As Las Vegas police are appealing to the public for help in uncovering a wealthy retiree's motive for massacring 58 people at an outdoor concert this week, US Vice President Mike Pence has visited Las Vegas offering solace.
"We are united in our grief, in our support for those who have suffered and united in our resolve to end such evil in our time," Pence said on Saturday, joining Las Vegas Mayor Carolyn Goodman and other local leaders at a City Hall commemoration for victims of the shooting that followed a prayer walk through the city.
Participants trod 11km along four separate paths to City Hall for an event where security was high. President Donald Trump paid a visit to Las Vegas earlier in the week.
The commemoration came as Clark County Undersheriff Kevin McMahill said investigators remain largely in the dark about what drove retired real estate investor and high-stakes gambler Paddock to carry out the deadliest mass shooting in modern US history.

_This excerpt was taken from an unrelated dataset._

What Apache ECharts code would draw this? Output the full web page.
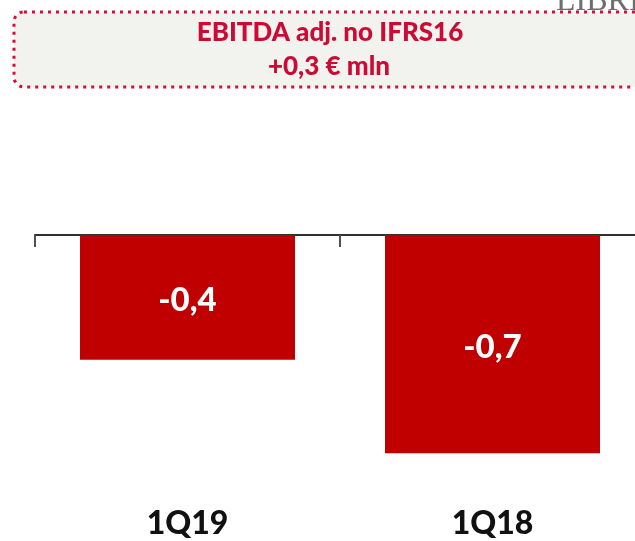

McMahill said investigators had uncovered "no nexus" between Islamic State and Paddock, even though the militant group had repeatedly claimed responsibility for the attack.
In an unusual bid to cast a wider net for tips, the FBI and police have arranged with communications company Clear Channel to post billboards around Las Vegas urging citizens to come forward with any information they believe might help investigators.
The billboards will bear the slogan, "If you know something, say something," and carry a toll-free number to an FBI hotline, said Aaron Rouse, special agent in charge of the Las Vegas FBI office.
Paddock, 64, unleashed a torrent of gunfire onto an outdoor music festival from the windows of his 32nd-floor hotel suite overlooking the concert on Sunday night, then shot himself to death before police stormed his room.
In addition to the 58 people who died, nearly 500 were injured, some by gunfire, some trampled or otherwise hurt while running for cover.
Unlike so many other perpetrators of deadly mass shootings before him, Paddock left behind no suicide note, no manifesto, no recordings and no messages on social media pointing to his intent, according to police.